Over the weekend Foust got a chance to drive the Honda V10-powered MP4/5B-07 — the very car Ayrton Senna drove in the 1990 Japanese Grand Prix, where he clashed with rival Alain Prost to ensure a second drivers’ crown — and Prost’s 1985 MP4/2B-3, a monster from F1’s original turbo era.

Despite being reluctant to wring its neck, Foust found the performance of the MP4/5B to be “confidence-inspiring”. Marshall Pruett photo

“You’re basically just told that this is an $8 million car and your head is taller than the roll (hoop) so it wouldn’t be a good idea to wreck it,” Foust said with a laugh.

“I followed Mika Hakkinen out onto the track and got an understanding from him about how long he allowed the tires to warm. I haven’t driven many downforce cars and I didn’t want to push either of these rolling pieces of history [too far], but I wanted to feel what they were about.

“The MP4/5B is a naturally aspirated car, about 750 horsepower and was actually fairly easy to drive. The gearbox was very positive — they’re H-pattern, six-speed cars so no paddle shift, no traction control or ABS obviously. But it had a lot of grip, the tires warmed up quickly, and it was very confidence-inspiring. It had a very long and thick torque curve, so I think that made it quite forgiving if you were in the wrong gear for a particular corner.

Turning his attention to the MP4/2B, Foust described it as “a different beast.”

“They asked me when I went out to let them know what the boost gauge was reading because it doesn’t collect data, and they weren’t sure the boost controller was functioning properly,” he said. “So I cut down the straightaway, and I pointed the thing in a straight line and started laying into it, and barely had time to glance down at the boost gauge and it was registering three bar, which they said was around about a thousand horsepower. For a 500-kilogram (1102-pound) car.

“I’m telling you, it was the most exciting, exhilarating, experience with a steering wheel I’ve ever had,” he said. “The front straightaway at Laguna Seca is fairly long from the slowest corner to a quite fast Turn 1, and it felt like it took less than a second once the boost hit to be shot out of a cannon under the bridge and hanging on for life over the crest while the car is scraping the ground into Turn 1. It was just absolute insanity.”
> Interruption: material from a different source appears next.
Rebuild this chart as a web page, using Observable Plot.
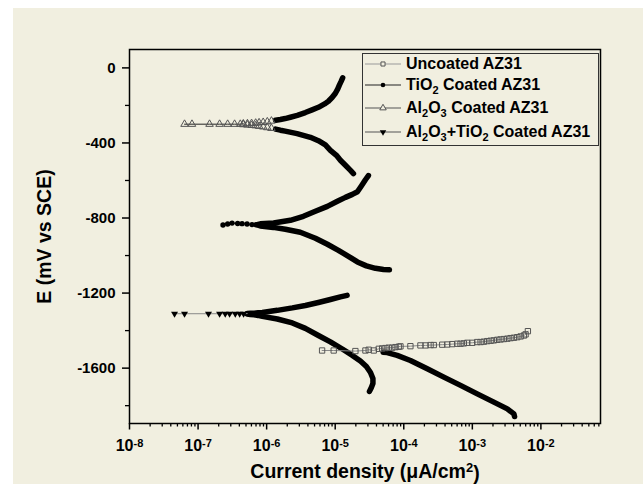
<!DOCTYPE html>
<html><head><meta charset="utf-8">
<script src="https://cdn.jsdelivr.net/npm/d3@7"></script>
<script src="https://cdn.jsdelivr.net/npm/@observablehq/plot@0.6"></script>
<style>
html,body{margin:0;padding:0;background:#fff;}
#wrap{position:relative;width:643px;height:484px;overflow:hidden;font-family:"Liberation Sans",Arial,sans-serif;}
#bg{position:absolute;left:13px;top:8px;right:0;bottom:0;background:#f1efe0;}
#chart{position:absolute;left:0;top:0;}
#legend{position:absolute;left:362px;top:53px;width:237px;height:93px;border:1px solid #333;box-sizing:border-box;}
.row{position:absolute;left:0;height:22px;display:flex;align-items:center;font-weight:bold;font-size:16px;color:#000;white-space:nowrap;}
.row svg{flex:none;}
.row sub{font-size:11px;vertical-align:-4px;line-height:0;}
</style></head><body>
<div id="wrap"><div id="bg"></div><div id="chart"></div><div id="legend"></div></div>
<script>
// ---------- data (current density in µA/cm², potential in mV vs SCE) ----------
const seriesNames = [
  "Uncoated AZ31",
  "TiO<sub>2</sub> Coated AZ31",
  "Al<sub>2</sub>O<sub>3</sub> Coated AZ31",
  "Al<sub>2</sub>O<sub>3</sub>+TiO<sub>2</sub> Coated AZ31"
];
const xLabelText = "Current density (\u03bcA/cm";
const xLabelSup = "2";
const yLabelText = "E (mV vs SCE)";
const xMajorTicks = [1e-8, 1e-7, 1e-6, 1e-5, 1e-4, 1e-3, 1e-2];
const yMajorTicks = [-1600, -1200, -800, -400, 0];
const yMinorTicks = [-1800, -1400, -1000, -600, -200];

// Uncoated AZ31
const uncoatedSparse = [[6.44e-6,-1506],[9.51e-6,-1506],[1.97e-5,-1509],[2.76e-5,-1506],[3.08e-5,-1502],[3.65e-5,-1506],[4.32e-5,-1497],[4.84e-5,-1495],[5.41e-5,-1493],[6.04e-5,-1491],[6.78e-5,-1491],[7.57e-5,-1488],[8.45e-5,-1486],[8.95e-5,-1484],[1.25e-4,-1483],[1.75e-4,-1479],[2.08e-4,-1479],[2.46e-4,-1477],[2.74e-4,-1477],[3.64e-4,-1475],[4.31e-4,-1474],[5.09e-4,-1472],[6.03e-4,-1470],[6.73e-4,-1470],[7.52e-4,-1468],[8.43e-4,-1465],[9.98e-4,-1465],[1.18e-3,-1461],[1.32e-3,-1461],[1.47e-3,-1459],[1.65e-3,-1456],[1.85e-3,-1454],[2.06e-3,-1452],[2.31e-3,-1449],[2.58e-3,-1447],[2.88e-3,-1445],[3.24e-3,-1443],[3.61e-3,-1440],[4.04e-3,-1438],[4.52e-3,-1435],[5.06e-3,-1431],[5.65e-3,-1426],[5.98e-3,-1420],[6.46e-3,-1403]];
const uncoatedAnodic = [];
const uncoatedCathodic = [[5.0e-5,-1515],[5.73e-5,-1517],[8.02e-5,-1532],[1.25e-4,-1559],[2.2e-4,-1603],[3.84e-4,-1648],[6.73e-4,-1692],[1.18e-3,-1737],[2.06e-3,-1781],[3.24e-3,-1817],[4.04e-3,-1844],[4.13e-3,-1858]];

// TiO2 coated AZ31
const tio2Sparse = [[2.31e-7,-837],[2.70e-7,-832],[3.13e-7,-827],[3.78e-7,-829],[4.38e-7,-830],[5.18e-7,-832],[6.12e-7,-835],[7.0e-7,-836]];
const tio2Anodic = [[7.5e-7,-834],[8.09e-7,-831],[1.265e-6,-827],[2.22e-6,-812],[3.44e-6,-791],[5.14e-6,-764],[7.69e-6,-738],[1.076e-5,-711],[1.41e-5,-690],[1.78e-5,-674],[2.11e-5,-660],[2.42e-5,-628],[2.76e-5,-596],[3.05e-5,-574]];
const tio2Cathodic = [[7.5e-7,-838],[8.09e-7,-842],[1.253e-6,-850],[1.875e-6,-860],[3.10e-6,-876],[5.14e-6,-908],[7.69e-6,-940],[1.114e-5,-972],[1.56e-5,-1004],[2.11e-5,-1034],[2.85e-5,-1055],[3.86e-5,-1068],[5.06e-5,-1074],[6.18e-5,-1076]];

// Al2O3 coated AZ31
const al2o3Sparse = [[6.35e-8,-300],[8.15e-8,-300],[1.47e-7,-300],[2.06e-7,-300],[2.70e-7,-300],[3.41e-7,-300],[4.13e-7,-300]];
const al2o3Anodic = [[4.57e-7,-298],[5.25e-7,-297],[6.03e-7,-296],[6.92e-7,-294],[7.76e-7,-292],[8.91e-7,-290],[1.023e-6,-287],[1.175e-6,-283],[1.35e-6,-279],[1.585e-6,-275],[1.86e-6,-270],[2.22e-6,-263],[2.8e-6,-253],[3.67e-6,-238],[4.6e-6,-224],[5.69e-6,-210],[7.0e-6,-192],[7.96e-6,-178],[9.0e-6,-158],[1.007e-5,-135],[1.09e-5,-112],[1.15e-5,-92],[1.22e-5,-72],[1.285e-5,-53]];
const al2o3Cathodic = [[4.57e-7,-302],[5.25e-7,-304],[6.03e-7,-306],[6.92e-7,-308],[7.76e-7,-311],[8.91e-7,-314],[1.023e-6,-318],[1.175e-6,-322],[1.35e-6,-326],[1.585e-6,-332],[1.86e-6,-337],[2.78e-6,-350],[4.35e-6,-370],[5.69e-6,-388],[7.19e-6,-410],[8.51e-6,-439],[1.042e-5,-466],[1.19e-5,-492],[1.41e-5,-519],[1.67e-5,-546],[1.845e-5,-563]];

// Al2O3+TiO2 coated AZ31
const duplexSparse = [[4.54e-8,-1310],[6.35e-8,-1310],[1.42e-7,-1310],[2.06e-7,-1310],[2.49e-7,-1310],[2.88e-7,-1310],[3.49e-7,-1310],[4.04e-7,-1310],[4.61e-7,-1310]];
const duplexAnodic = [[5.2e-7,-1309],[5.78e-7,-1308],[6.6e-7,-1307],[7.5e-7,-1305],[8.65e-7,-1303],[1.432e-6,-1292],[2.37e-6,-1279],[3.67e-6,-1266],[5.69e-6,-1250],[8.51e-6,-1234],[1.19e-5,-1220],[1.49e-5,-1212]];
const duplexCathodic = [[5.2e-7,-1312],[5.78e-7,-1314],[6.6e-7,-1316],[7.5e-7,-1319],[8.65e-7,-1324],[1.432e-6,-1338],[2.37e-6,-1359],[3.67e-6,-1388],[5.69e-6,-1426],[8.51e-6,-1460],[1.27e-5,-1498],[1.78e-5,-1532],[2.33e-5,-1562],[2.85e-5,-1591],[3.27e-5,-1623],[3.55e-5,-1655],[3.55e-5,-1682],[3.37e-5,-1703],[3.16e-5,-1724]];

// ---------- styles ----------
const styles = [
  {symbol:"square", r:3.0, fill:"none", stroke:"#555", sw:1, line:"#888", rotate:0, thickMin:0, legendLine:"#9a9a9a", legendR:2.3},
  {symbol:"circle", r:2.7, fill:"#000", stroke:"none", sw:0, line:"#000", rotate:0, thickMin:0, legendLine:"#222", legendR:2.3},
  {symbol:"triangle", r:2.8, fill:"none", stroke:"#555", sw:1, line:"#222", rotate:0, thickMin:1.3e-6, legendLine:"#555", legendR:2.4},
  {symbol:"triangle", r:2.6, fill:"#000", stroke:"none", sw:0, line:"#888", rotate:180, thickMin:0, legendLine:"#555", legendR:2.4}
];
const seriesData = [
  [uncoatedSparse, uncoatedAnodic, uncoatedCathodic],
  [tio2Sparse, tio2Anodic, tio2Cathodic],
  [al2o3Sparse, al2o3Anodic, al2o3Cathodic],
  [duplexSparse, duplexAnodic, duplexCathodic]
];

// minor log ticks
const xMinorTicks = [];
for (let e = -8; e <= -2; e++) for (let m = 2; m <= 9; m++) { const v = m * Math.pow(10, e); if (v < 0.074) xMinorTicks.push(v); }

const X = d => d[0], Y = d => d[1];
const thickMarks = [], thinMarks = [], dotMarks = [];
seriesData.forEach(([sparse, an, ca], k) => {
  const s = styles[k];
  for (const br of [an, ca]) {
    thickMarks.push(Plot.line(br.filter(d => d[0] >= s.thickMin), {x: X, y: Y, stroke: "#000", strokeWidth: 5.5, strokeLinecap: "round", strokeLinejoin: "round"}));
  }
  const thin = sparse.concat(an.length ? [an[0]] : []);
  thinMarks.push(Plot.line(thin, {x: X, y: Y, stroke: s.line, strokeWidth: 1}));
  const dotOpts = {x: X, y: Y, symbol: s.symbol, r: s.r, fill: s.fill, stroke: s.stroke, strokeWidth: s.sw, rotate: s.rotate};
  dotMarks.push(Plot.dot(sparse, dotOpts));
  dotMarks.push(Plot.dot(an.filter(d => d[0] < s.thickMin), dotOpts));
  dotMarks.push(Plot.dot(ca.filter(d => d[0] < s.thickMin), dotOpts));
});

const chart = Plot.plot({
  width: 643, height: 484,
  marginLeft: 129, marginRight: 43, marginTop: 49, marginBottom: 61,
  style: {background: "transparent", fontFamily: "'Liberation Sans', Arial, sans-serif", fontWeight: "bold", fontSize: "15px", color: "#000", overflow: "visible"},
  x: {type: "log", domain: [1e-8, 0.074]},
  y: {domain: [-1895, 98]},
  marks: [
    ...thickMarks,
    ...thinMarks,
    ...dotMarks,
    Plot.axisX({ticks: xMinorTicks, tickSize: 3.5, strokeWidth: 1.3, tickFormat: () => "", label: null}),
    Plot.axisX({ticks: xMajorTicks, tickSize: 6.5, strokeWidth: 1.5, tickPadding: 10, fontSize: 16,
      tickFormat: d => String(Math.round(Math.log10(d))),
      label: xLabelText, labelAnchor: "center", labelOffset: 54, labelArrow: "none"}),
    Plot.axisY({ticks: yMinorTicks, tickSize: 4, strokeWidth: 1.3, tickFormat: () => "", label: null}),
    Plot.axisY({ticks: yMajorTicks, tickSize: 7, strokeWidth: 1.5, tickPadding: 7, fontSize: 15,
      tickFormat: d => String(d),
      label: yLabelText, labelAnchor: "center", labelOffset: 92, labelArrow: "none"}),
    Plot.frame({stroke: "#000", strokeWidth: 1.5})
  ]
});
document.getElementById("chart").appendChild(chart);

// superscript tick labels and axis label
const svg = d3.select(chart);
svg.selectAll('g[aria-label="x-axis tick label"] text').each(function() {
  const t = d3.select(this); const e = t.text();
  if (e === "") return;
  t.text(null);
  t.append("tspan").text("10");
  t.append("tspan").attr("dy", "-0.42em").attr("font-size", "11px").text(e);
});
svg.selectAll('g[aria-label="x-axis label"] text').each(function() {
  const t = d3.select(this);
  t.attr("font-size", "19.5px");
  t.text(null);
  t.append("tspan").text(xLabelText);
  t.append("tspan").attr("dy", "-0.45em").attr("font-size", "13px").text(xLabelSup);
  t.append("tspan").attr("dy", "0.45em").text(")");
});
svg.selectAll('g[aria-label="y-axis label"] text').attr("font-size", "19.5px");

// legend
const legend = d3.select("#legend");
const rowCenters = [10, 31, 54, 78];
seriesNames.forEach((name, k) => {
  const s = styles[k];
  const row = legend.append("div").attr("class", "row").style("top", (rowCenters[k] - 11) + "px");
  const sv = row.append("svg").attr("width", 43).attr("height", 22);
  sv.append("line").attr("x1", 2).attr("x2", 38).attr("y1", 11).attr("y2", 11).attr("stroke", s.legendLine).attr("stroke-width", 1.2);
  const sym = {square: d3.symbolSquare, circle: d3.symbolCircle, triangle: d3.symbolTriangle}[s.symbol];
  sv.append("path").attr("d", d3.symbol(sym, Math.PI * s.legendR * s.legendR)())
    .attr("transform", `translate(20,11) rotate(${s.rotate})`)
    .attr("fill", s.fill === "none" ? "#f1efe0" : s.fill).attr("stroke", s.stroke).attr("stroke-width", s.sw);
  row.append("span").html(name);
});
</script>
</body></html>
F1 cars are new to Foust. But with an automotive resume that boasts rally cars, rallycross cars, drift cars, all manner of race cars, and the cream of the supercar crop from his time as a “Top Gear” host, surely he’d built up enough four-wheeled experience to have some idea of what he was getting himself into…
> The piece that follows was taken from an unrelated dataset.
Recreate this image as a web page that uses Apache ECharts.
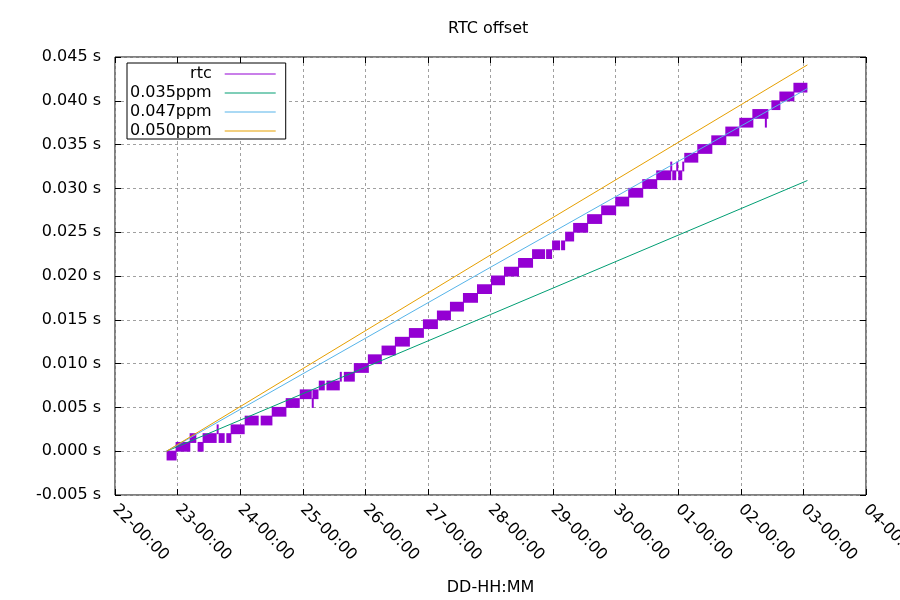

“[There was] zero reference point from anything I’ve driven,” he insisted. “If you think about a drift car, they are three times the weight, minimum, and with slightly less power, so it’s like nothing I’ve experienced. The power-to-weight ratio was 2-1, horsepower to kilograms, and that is something I don’t know if I’ll ever achieve again.
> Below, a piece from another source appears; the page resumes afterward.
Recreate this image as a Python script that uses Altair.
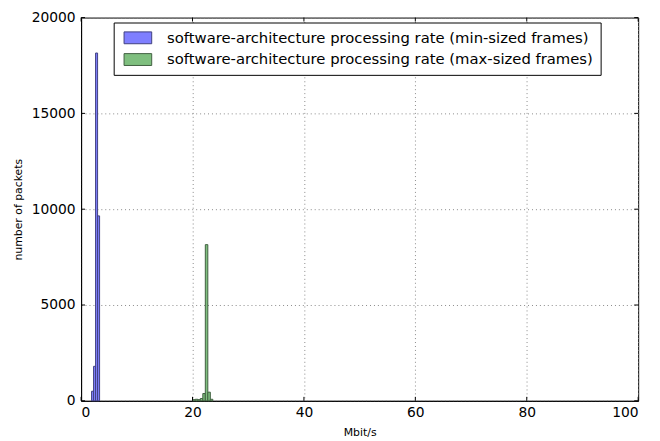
import altair as alt
import pandas as pd

# Histogram data (bin start, bin end, count)
series_names = [
    "software-architecture processing rate (min-sized frames)",
    "software-architecture processing rate (max-sized frames)",
]

blue_bin_start = [1.88, 2.24, 2.60, 2.96]
blue_bin_end = [2.24, 2.60, 2.96, 3.32]
blue_counts = [500, 1800, 18150, 9650]

green_bin_start = [20.05, 20.50, 20.95, 21.40, 21.85, 22.30, 22.75, 23.20]
green_bin_end = [20.50, 20.95, 21.40, 21.85, 22.30, 22.75, 23.20, 23.65]
green_counts = [60, 80, 60, 120, 380, 8150, 450, 80]

x_ticks = [0, 20, 40, 60, 80, 100]
y_ticks = [0, 5000, 10000, 15000, 20000]

rows = []
for s, e, c in zip(blue_bin_start, blue_bin_end, blue_counts):
    rows.append({"start": s, "end": e, "count": c, "series": series_names[0]})
for s, e, c in zip(green_bin_start, green_bin_end, green_counts):
    rows.append({"start": s, "end": e, "count": c, "series": series_names[1]})
df = pd.DataFrame(rows)

xt = pd.DataFrame({"v": x_ticks})
yt = pd.DataFrame({"v": y_ticks})

W, H = 564, 388
font = "DejaVu Sans"

x_scale = alt.Scale(domain=[0, 100], nice=False)
y_scale = alt.Scale(domain=[0, 20000], nice=False)

bars = (
    alt.Chart(df)
    .mark_bar(strokeWidth=1, fillOpacity=1)
    .encode(
        x=alt.X(
            "start:Q",
            scale=x_scale,
            axis=alt.Axis(
                values=x_ticks,
                format="d",
                title="Mbit/s",
                grid=True,
                gridDash=[1, 3],
                gridColor="#888888",
                ticks=False,
                labelFontSize=14,
                labelPadding=5,
                titleFontSize=11,
                titleFontWeight="normal",
                titlePadding=7,
                domainColor="black",
                labelColor="black",
                titleColor="black",
            ),
        ),
        x2="end:Q",
        y=alt.Y(
            "count:Q",
            scale=y_scale,
            axis=alt.Axis(
                values=y_ticks,
                format="d",
                title="number of packets",
                grid=True,
                gridDash=[1, 3],
                gridColor="#888888",
                ticks=False,
                labelFontSize=14,
                labelPadding=6,
                titleFontSize=11,
                titleFontWeight="normal",
                titlePadding=8,
                domainColor="black",
                labelColor="black",
                titleColor="black",
            ),
        ),
        y2=alt.datum(0),
        fill=alt.Fill(
            "series:N",
            sort=series_names,
            scale=alt.Scale(domain=series_names, range=["#7f7fff", "#7fbf7f"]),
            legend=alt.Legend(
                title=None,
                orient="none",
                legendX=33,
                legendY=5,
                strokeColor="black",
                fillColor="white",
                padding=7,
                labelFontSize=15,
                labelColor="black",
                labelLimit=0,
                labelOffset=30,
                rowPadding=5,
                symbolType="M-0.625,-0.75L2.875,-0.75L2.875,0.75L-0.625,0.75Z",
                symbolSize=256,
                symbolStrokeColor="#444444",
                symbolStrokeWidth=1,
                symbolOpacity=1,
            ),
        ),
        stroke=alt.Stroke(
            "series:N",
            sort=series_names,
            scale=alt.Scale(domain=series_names, range=["#40407f", "#406040"]),
            legend=None,
        ),
    )
)

tick_len = 4
bottom_ticks = alt.Chart(xt).mark_rule(color="black").encode(
    x=alt.X("v:Q", scale=x_scale), y=alt.value(H), y2=alt.value(H - tick_len)
)
top_ticks = alt.Chart(xt).mark_rule(color="black").encode(
    x=alt.X("v:Q", scale=x_scale), y=alt.value(0), y2=alt.value(tick_len)
)
left_ticks = alt.Chart(yt).mark_rule(color="black").encode(
    y=alt.Y("v:Q", scale=y_scale), x=alt.value(0), x2=alt.value(tick_len)
)
right_ticks = alt.Chart(yt).mark_rule(color="black").encode(
    y=alt.Y("v:Q", scale=y_scale), x=alt.value(W), x2=alt.value(W - tick_len)
)

chart = (
    alt.layer(bars, bottom_ticks, top_ticks, left_ticks, right_ticks)
    .properties(
        width=W,
        height=H,
        autosize=alt.AutoSizeParams(type="none"),
        padding={"left": 74, "top": 7, "right": 14, "bottom": 38},
    )
    .configure(font=font)
    .configure_view(stroke="black", strokeWidth=1)
)

chart.save("out.html", embed_options={"renderer": "svg", "actions": False})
“And then to have these huge slicks on there… I wasn’t pushing it nearly as fast as Pato (O’Ward) for example, through corners, and utilizing the downforce much, but I’d come out of some turns in fourth gear and feel like ‘OK, things are warmed up enough and I have enough downforce, I can probably feed into full throttle out of this corner,’ and then I would get a bit of a slide. So the short wheelbase really made them rotate around quite a bit, which is fine, but man, wrecking one of these cars would just be heartbreaking.”

All that said though, the fear of binning a priceless sporting relic wasn’t enough to stop him from going toe-to-toe with the legendary Mario Andretti, with whom he was sharing the track — the legend getting behind the wheel of a modern F1 car (a 2013 MP4/28).

“(I’m) pretty sure I said in my helmet that ‘I’m catching Mario f***ing Andretti. In a Formula 1 car, this is amazing!’” Foust enthused. “It was just an absolutely epic experience. I came out of both of these McLarens with just an utmost respect for the racers of the time, but just so much gratitude.”

Andretti, meanwhile, wasn’t hanging about.

“Mario’s just such an unbelievable… I mean, it’s cliche to call him a legend but (he’s) arguably one of the most recognizable names in the world of motorsport over the last 100 years and he is still pushing his own limits, ripping around a racetrack in this Formula 1 car at very high speeds and loving every minute of it,” Foust related. “And when he gets out… I’m like, ‘Thank you so much Zak, that was great.’ He’s like, ‘Oh, I really think if we worked a little bit on this seating position and maybe change the shifting a little bit I could go faster.’ He’s fine-tuning it — he wants to set a time!

“I just love that about him and I really enjoyed spending time with Mario and Mika and Zak and Pato this weekend, it was amazing.”

It was an impressive hat-trick for Foust: two F1 cars and a car wearing an F1 badge. For most, merely being in the presence of any of them is enough. For Foust, the trio gave him a rather amusing perspective.

“The F1 (GTR) is… it’s so sad that it’s the ‘slow’ car on the track with all of the Formula 1 cars ripping by,” Foust mused. “But it’s on tires that are quite old, so it feels like it’s on snow, really. But the sound and the purity of that driving experience and the fact that it’s nearly 30 years old… it’s just a miraculous car and such a very cool piece of automotive history.

“Everything about the purity of that car shines through, from the persistence of Ron Dennis in pushing a sketch to reality, to just how transparent the car is to drive — it has no power steering, no power assist in any way and everything that you could feel from the road just comes straight into your hands and your butt and your back. It’s such a satisfying car to drive.

Although an awesome drive in its own right, the F1 GTR required Foust to keep out of the way of even faster machinery. Marshall Pruett photo

“With some slicks, and in a race setup, it would obviously be a much faster experience around this track, but it was definitely a pure experience that I’ll never forget. No driver in an F1 GTR has had to check their mirrors as much as I did, cruising around Laguna Seca with four Formula 1 cars ripping around with you!”

It was a crazy weekend on familiar turf for Foust, so where does the man that really has checked every motorsport box go from here?

“It never feels like this pursuit of carvana is complete — you’re always chasing the next car to drive, the next skill, always wanting to learn the track that you’ve never been to,” he said, but added, “I need to utilize some of Zak’s toys more often, I think!”